Berlusconi begins community service
May. 09, 2014
CESANO BOSCONE, Italy (AP) — Former Italian Premier Silvio Berlusconi carried out his first four-hour community service stint Friday, observing work on an Alzheimer's ward as part of a tax fraud sentence.
The three-time former premier made no comment as he came and went from the sprawling Sacra Famiglia center for the elderly and infirm, under the gaze of dozens of journalists kept behind barricades.
But he later told regional Lombard TV that many of the patients he saw were "in a very, very difficult situation, difficult to endure." One woman, he said, kissed him, while a group of men who were able to walk about turned off the TV and came over to chat.
"Of course, these were the less serious cases," Berlusconi said.
While he was heckled on arrival by a lone union protester who said he should instead be at a nearby prison, a supporter waved down his car as he left the premises and he had the car stopped to thank her.
Berlusconi, 77, was ordered to perform four hours of community service a week after his four-year sentence was reduced to one by a general amnesty.
He also lost his Senate seat because of the conviction, but remains an important political force as head of his Forza Italia party. The court's order permits him flexibility to campaign for the upcoming European elections, but only in the northern Lombard region and around Rome, where he can travel from Tuesday to Thursday.
Courts have warned that he could be put under house arrest if he insults the judicial system during his sentence, and the Sacra Famiglia administrators have barred any campaigning on the grounds.
Berlusconi has promised surprises during his service — and told private radio on Thursday that he has been studying the latest treatments for Alzheimer's disease "to give nurses a way to be able to do more."

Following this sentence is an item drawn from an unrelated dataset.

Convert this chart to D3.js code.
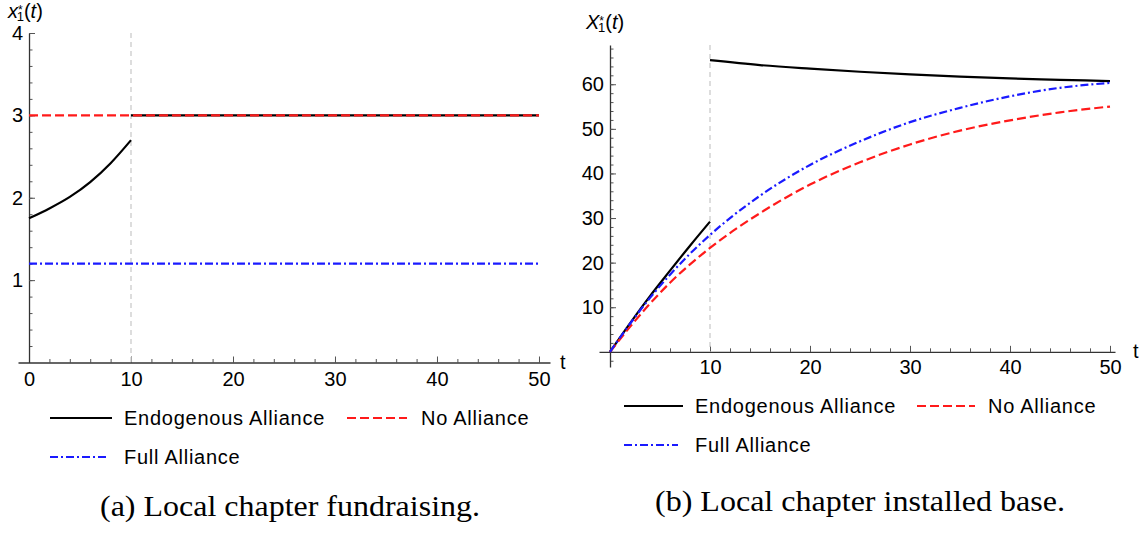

Still, Sacra Famiglia's director has said his integration into the routine will be gradual. He spent the first day observing work in the two-story structure that houses the Alzheimer's patients, accompanied by the director of the residential unit.
During his community service, Berlusconi is scheduled to arrive after breakfast during a period of recreation, where caregivers assist in activities that can include playing music for the patients. Lunch follows, but it is unlikely Berlusconi will help feed patients, at least at first. Then there is a period of rest, during which many patients return to their rooms.
"Silvio Berlusconi won't have an office. He won't perform activities that are fun and relaxing," Sacra Familia director Paolo Pigni told reporters last week. He added that patients in such "fragile" conditions can be "a social treasure" for those who come in contact with them.